Sembilan puluh tahun yang lalu, pada 10 Mei 1933, sekitar 5.000 serikat mahasiswa Nazi dan profesor mereka berkumpul di Bebelplatz, Berlin, dengan obor menyala. Mereka membakar hampir 20.000 buku yang sebagian besar ditulis oleh penulis Yahudi dan pemikir komunis seperti Karl Marx dan Rosa Luxemburg—keduanya juga memiliki akar Yahudi. Empat puluh ribu orang menyaksikan acara ini.

Samena Dalwai, profesor hukum yang saat ini berada di Berlin sebagai Humbolt Fellow memaparkan, para siswa membacakan mantra mereka: “Melawan dekadensi dan kerusakan moral! Untuk disiplin dan kesopanan dalam keluarga dan bangsa! Saya berkomitmen pada nyala api, tulisan-tulisan dari… .. ”

Penulis Eric Kastner, yang bukunya dilempar ke dalam api, berdiri di antara kerumunan. Dia kemudian menggambarkan ini sebagai Begräbniswetter atau cuaca pemakaman. Hari itu gelap dan berawan, dan hujan memadamkan api. Para siswa harus terus menuangkan bensin agar api tetap hidup dan buku-buku hangus.

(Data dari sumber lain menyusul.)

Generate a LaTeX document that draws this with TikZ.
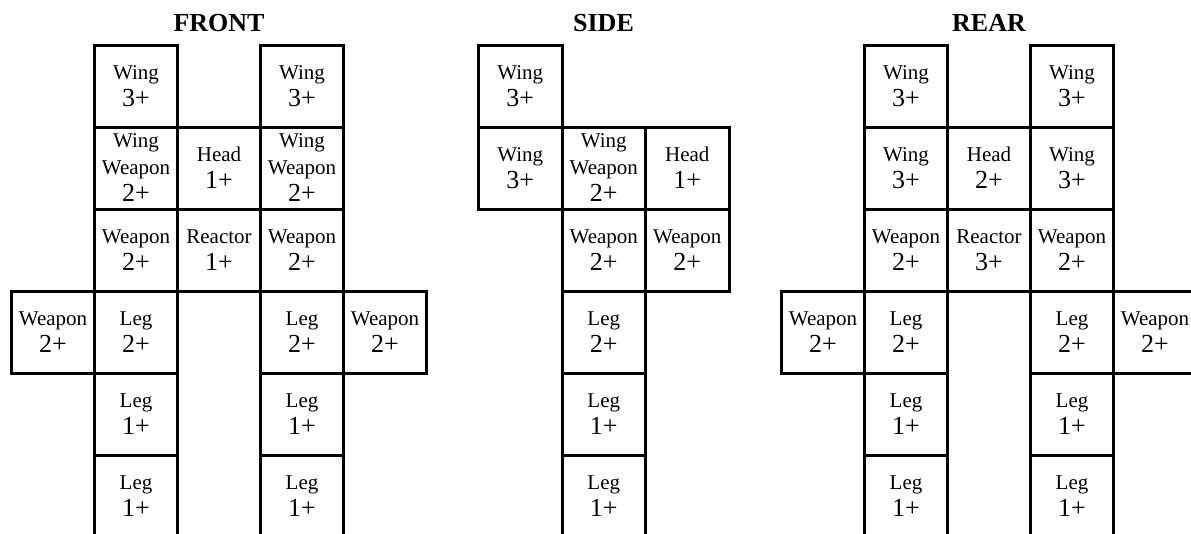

“Saya teringat akan hal ini pada bulan April, ketika massa membakar perpustakaan madrasah dengan 4.500 buku – termasuk manuskrip kuno dan teks Islam tulisan tangan dalam kaligrafi – di kota Bihar Sharif di negara bagian Bihar. Perpustakaan itu berusia 113 tahun dan menyimpan koleksi buku yang tak ternilai harganya selama beberapa generasi. Para penyerang datang dengan membawa tongkat, batu, dan bom Molotov,” ujar Samena Dalwai, dalam tulisannya yang dimuat di Al Jazeera.

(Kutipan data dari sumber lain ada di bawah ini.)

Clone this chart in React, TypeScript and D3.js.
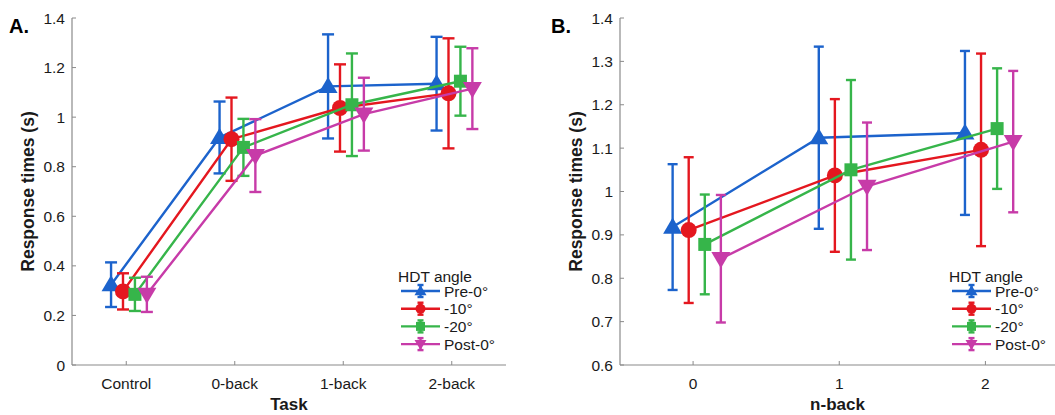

Jika Kastner dan ratusan penulis dan seniman meninggalkan Jerman dan tinggal di pengasingan sementara tanah air mereka diubah dengan kejam oleh Nazi, politisi sayap kanan India saat ini secara terbuka menyebut nama sejarawan dan jurnalis dan menyuruh mereka meninggalkan negeri para dewa itu.

Di Jerman pada 10 Mei 2023, sembilan seniman terkemuka membaca teks dari penulis seperti Rezso Kastner dan Kurt Tucholsky yang bukunya dibakar hari itu 90 tahun lalu, tepat di bawah Bebelplatz sekarang menjadi peringatan perpustakaan dengan rak putih kosong dengan ruang untuk sekitar 20.000 buku. Ada juga piring perunggu dengan tulisan, “Itu hanyalah pendahuluan; di mana mereka membakar buku. Mereka pada akhirnya akan membakar orang juga,” Heinrich Heine 1820.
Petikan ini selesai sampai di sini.